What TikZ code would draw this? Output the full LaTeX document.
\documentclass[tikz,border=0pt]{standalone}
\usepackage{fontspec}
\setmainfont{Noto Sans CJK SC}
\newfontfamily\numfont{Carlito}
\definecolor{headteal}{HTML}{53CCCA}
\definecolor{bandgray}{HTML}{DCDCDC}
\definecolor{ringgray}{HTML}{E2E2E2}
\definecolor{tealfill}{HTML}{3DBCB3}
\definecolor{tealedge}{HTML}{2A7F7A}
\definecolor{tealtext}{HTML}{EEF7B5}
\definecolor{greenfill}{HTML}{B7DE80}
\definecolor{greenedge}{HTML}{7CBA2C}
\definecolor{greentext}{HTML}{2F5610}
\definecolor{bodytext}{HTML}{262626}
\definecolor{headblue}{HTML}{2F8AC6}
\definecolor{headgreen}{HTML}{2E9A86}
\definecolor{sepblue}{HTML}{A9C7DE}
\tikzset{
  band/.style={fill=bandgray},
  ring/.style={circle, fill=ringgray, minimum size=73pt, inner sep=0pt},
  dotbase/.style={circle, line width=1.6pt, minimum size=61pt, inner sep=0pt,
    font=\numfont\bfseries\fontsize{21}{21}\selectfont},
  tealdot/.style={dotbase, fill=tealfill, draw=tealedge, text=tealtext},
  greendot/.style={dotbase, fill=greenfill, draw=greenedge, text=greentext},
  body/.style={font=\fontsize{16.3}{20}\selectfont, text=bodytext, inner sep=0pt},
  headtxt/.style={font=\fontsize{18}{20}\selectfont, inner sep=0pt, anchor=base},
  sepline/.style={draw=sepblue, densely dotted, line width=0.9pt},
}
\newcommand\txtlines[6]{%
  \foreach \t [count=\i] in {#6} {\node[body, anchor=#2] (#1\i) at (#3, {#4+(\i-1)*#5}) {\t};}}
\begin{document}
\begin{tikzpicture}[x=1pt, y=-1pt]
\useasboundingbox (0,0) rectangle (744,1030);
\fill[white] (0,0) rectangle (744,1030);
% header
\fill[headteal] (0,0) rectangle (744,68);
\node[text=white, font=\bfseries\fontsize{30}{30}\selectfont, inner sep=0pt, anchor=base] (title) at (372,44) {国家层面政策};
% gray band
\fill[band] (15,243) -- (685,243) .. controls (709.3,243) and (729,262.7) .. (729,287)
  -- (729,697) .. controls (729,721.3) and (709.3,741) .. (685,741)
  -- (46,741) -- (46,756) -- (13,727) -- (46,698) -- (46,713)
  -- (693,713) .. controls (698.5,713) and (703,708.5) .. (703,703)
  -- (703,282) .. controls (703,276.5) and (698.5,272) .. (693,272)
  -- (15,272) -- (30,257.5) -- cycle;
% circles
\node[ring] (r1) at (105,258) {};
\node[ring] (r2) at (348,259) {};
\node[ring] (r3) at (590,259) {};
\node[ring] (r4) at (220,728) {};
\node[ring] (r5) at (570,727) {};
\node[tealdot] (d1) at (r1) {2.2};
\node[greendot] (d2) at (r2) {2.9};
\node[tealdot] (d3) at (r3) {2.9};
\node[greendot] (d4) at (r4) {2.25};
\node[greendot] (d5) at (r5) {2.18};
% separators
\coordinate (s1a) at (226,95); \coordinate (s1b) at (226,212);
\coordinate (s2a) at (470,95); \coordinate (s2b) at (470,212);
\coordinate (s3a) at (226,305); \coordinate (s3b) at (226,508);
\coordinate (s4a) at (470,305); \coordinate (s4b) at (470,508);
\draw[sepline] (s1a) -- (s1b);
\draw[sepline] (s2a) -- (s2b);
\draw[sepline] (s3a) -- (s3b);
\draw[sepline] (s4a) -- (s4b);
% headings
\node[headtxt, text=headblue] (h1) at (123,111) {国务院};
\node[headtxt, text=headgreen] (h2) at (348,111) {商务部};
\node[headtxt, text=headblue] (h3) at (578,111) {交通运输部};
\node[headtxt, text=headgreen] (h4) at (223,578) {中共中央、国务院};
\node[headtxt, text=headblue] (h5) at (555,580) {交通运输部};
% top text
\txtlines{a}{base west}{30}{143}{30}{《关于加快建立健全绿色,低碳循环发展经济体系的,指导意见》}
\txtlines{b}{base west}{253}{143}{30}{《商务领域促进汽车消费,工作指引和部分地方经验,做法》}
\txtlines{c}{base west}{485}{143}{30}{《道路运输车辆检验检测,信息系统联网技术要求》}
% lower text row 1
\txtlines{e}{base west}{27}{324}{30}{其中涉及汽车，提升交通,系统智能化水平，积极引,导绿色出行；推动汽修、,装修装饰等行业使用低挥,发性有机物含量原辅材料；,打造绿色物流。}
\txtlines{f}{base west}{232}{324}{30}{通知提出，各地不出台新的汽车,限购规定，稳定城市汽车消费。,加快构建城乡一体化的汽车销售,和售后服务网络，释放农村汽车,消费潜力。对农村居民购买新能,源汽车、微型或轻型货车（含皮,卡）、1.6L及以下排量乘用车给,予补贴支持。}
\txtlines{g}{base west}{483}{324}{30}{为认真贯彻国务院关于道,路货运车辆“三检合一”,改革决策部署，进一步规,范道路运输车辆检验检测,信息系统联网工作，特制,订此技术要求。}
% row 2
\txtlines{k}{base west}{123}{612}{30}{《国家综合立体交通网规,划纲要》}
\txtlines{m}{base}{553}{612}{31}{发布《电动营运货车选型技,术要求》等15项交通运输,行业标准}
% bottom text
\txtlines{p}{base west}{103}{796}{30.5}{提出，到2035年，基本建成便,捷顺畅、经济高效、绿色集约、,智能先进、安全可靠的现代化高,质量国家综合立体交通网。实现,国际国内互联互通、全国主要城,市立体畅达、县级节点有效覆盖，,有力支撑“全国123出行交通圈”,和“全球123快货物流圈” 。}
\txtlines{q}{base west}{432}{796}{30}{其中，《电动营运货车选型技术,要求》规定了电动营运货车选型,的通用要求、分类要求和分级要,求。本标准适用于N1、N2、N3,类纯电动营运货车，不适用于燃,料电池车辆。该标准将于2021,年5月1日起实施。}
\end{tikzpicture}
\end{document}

++++++

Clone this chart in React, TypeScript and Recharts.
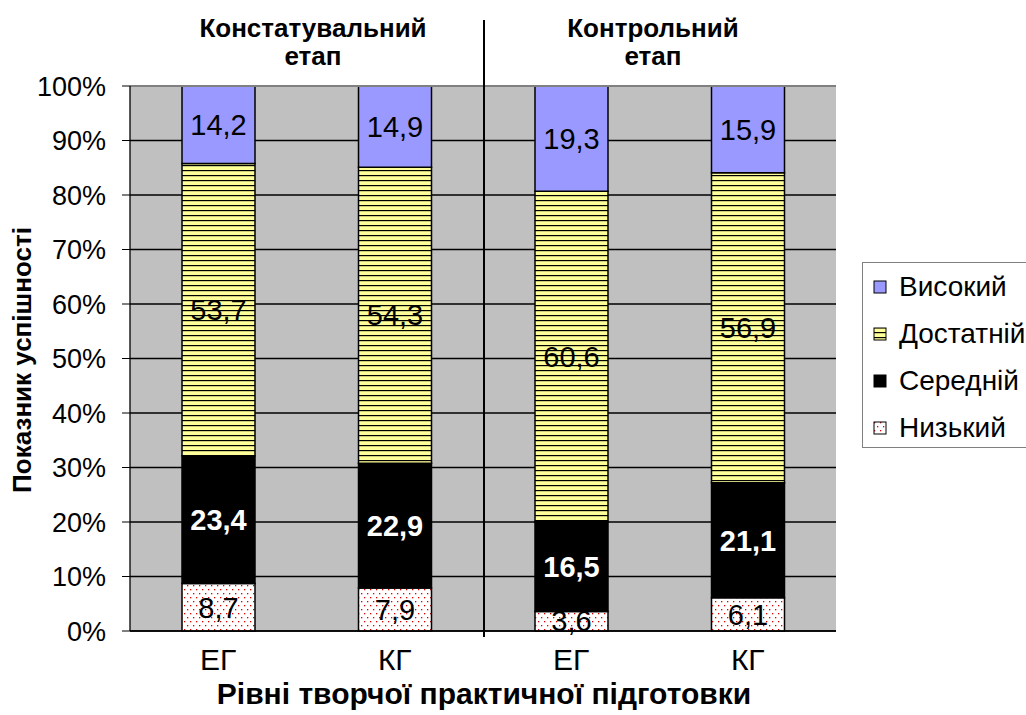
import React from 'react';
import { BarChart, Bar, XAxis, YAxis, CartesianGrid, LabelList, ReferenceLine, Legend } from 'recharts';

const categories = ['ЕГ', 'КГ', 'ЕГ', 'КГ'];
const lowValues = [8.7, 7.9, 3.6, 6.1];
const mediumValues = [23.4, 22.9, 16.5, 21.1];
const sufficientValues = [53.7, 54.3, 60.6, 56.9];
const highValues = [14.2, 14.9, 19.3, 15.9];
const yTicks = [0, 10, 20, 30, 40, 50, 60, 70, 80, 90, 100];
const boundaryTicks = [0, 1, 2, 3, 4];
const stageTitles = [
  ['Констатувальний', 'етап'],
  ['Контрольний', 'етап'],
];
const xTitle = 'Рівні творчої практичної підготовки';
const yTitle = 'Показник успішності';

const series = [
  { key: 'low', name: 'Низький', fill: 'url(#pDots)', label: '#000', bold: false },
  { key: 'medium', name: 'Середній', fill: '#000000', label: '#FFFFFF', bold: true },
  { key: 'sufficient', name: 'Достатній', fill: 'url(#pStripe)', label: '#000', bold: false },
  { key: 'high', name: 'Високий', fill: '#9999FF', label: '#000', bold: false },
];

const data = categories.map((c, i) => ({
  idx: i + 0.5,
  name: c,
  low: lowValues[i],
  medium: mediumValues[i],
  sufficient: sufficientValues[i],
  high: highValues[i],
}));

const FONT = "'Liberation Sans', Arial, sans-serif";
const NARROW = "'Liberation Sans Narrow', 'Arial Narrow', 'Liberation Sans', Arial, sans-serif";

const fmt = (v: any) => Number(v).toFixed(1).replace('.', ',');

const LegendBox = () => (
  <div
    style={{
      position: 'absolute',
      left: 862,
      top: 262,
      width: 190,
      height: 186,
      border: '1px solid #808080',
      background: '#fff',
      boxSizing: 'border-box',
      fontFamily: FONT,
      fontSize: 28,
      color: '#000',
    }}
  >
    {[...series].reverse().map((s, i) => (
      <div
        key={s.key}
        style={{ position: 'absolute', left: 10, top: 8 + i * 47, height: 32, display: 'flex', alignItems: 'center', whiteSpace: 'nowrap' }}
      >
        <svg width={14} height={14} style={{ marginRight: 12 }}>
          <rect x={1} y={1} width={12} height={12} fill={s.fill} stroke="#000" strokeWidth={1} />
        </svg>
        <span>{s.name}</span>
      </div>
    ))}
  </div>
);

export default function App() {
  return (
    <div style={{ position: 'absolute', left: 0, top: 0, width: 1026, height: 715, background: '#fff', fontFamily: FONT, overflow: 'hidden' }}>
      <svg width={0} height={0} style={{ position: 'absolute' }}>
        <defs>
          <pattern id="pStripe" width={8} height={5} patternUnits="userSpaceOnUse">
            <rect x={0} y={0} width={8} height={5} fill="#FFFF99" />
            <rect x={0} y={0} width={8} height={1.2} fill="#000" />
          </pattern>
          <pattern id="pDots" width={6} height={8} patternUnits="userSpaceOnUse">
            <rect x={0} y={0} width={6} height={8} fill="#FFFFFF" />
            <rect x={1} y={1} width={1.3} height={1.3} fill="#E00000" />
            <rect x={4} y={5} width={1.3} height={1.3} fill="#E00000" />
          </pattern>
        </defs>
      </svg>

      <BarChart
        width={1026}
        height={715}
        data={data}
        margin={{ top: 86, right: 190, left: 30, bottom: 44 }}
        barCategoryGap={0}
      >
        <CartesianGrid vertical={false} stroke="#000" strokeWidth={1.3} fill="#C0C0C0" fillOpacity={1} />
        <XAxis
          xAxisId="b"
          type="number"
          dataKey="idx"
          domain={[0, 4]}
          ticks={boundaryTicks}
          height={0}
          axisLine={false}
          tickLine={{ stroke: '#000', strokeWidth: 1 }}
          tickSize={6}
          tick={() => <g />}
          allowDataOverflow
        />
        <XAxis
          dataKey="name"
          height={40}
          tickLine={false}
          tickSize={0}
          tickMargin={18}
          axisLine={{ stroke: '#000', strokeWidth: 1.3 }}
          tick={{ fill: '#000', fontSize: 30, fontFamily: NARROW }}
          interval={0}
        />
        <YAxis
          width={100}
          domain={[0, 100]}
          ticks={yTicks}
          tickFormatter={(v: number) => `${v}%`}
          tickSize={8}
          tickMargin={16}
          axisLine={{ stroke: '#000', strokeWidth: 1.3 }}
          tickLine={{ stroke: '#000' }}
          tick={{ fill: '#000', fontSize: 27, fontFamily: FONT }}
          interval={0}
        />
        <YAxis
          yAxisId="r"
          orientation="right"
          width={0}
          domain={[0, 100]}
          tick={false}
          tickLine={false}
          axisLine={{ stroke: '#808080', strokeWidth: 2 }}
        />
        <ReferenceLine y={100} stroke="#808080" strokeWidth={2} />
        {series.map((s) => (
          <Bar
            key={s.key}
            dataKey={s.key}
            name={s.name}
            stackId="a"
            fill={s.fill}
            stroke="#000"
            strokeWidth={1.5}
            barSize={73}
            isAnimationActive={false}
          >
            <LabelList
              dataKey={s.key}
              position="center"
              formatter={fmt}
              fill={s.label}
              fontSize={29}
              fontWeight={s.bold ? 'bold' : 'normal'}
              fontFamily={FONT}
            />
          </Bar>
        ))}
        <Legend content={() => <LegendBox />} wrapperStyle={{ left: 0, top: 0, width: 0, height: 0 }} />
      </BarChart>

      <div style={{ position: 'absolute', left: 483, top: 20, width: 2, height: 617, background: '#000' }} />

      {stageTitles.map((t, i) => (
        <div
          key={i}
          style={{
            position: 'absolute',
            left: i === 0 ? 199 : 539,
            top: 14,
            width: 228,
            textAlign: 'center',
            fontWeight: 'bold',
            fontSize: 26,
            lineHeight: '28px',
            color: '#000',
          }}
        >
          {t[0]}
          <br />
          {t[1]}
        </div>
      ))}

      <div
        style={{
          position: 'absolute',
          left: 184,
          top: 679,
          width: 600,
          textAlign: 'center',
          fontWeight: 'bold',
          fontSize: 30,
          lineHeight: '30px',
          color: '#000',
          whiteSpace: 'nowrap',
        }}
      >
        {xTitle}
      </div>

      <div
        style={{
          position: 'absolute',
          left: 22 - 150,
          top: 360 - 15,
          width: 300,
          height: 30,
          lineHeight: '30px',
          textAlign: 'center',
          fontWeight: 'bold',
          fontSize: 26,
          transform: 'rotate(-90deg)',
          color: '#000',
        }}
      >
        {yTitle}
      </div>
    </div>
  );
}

++++++

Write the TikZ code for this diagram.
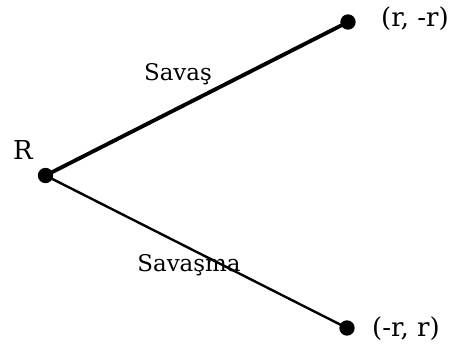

++++++

Above this task is a listing with pictures in it. Retype only the lines from the one containing "Clone this chart" through the one containing "LabelList, ReferenceLine, Legend", both included, and not the pictures.

Clone this chart in React, TypeScript and Recharts.
import React from 'react';
import { BarChart, Bar, XAxis, YAxis, CartesianGrid, LabelList, ReferenceLine, Legend } from 'recharts';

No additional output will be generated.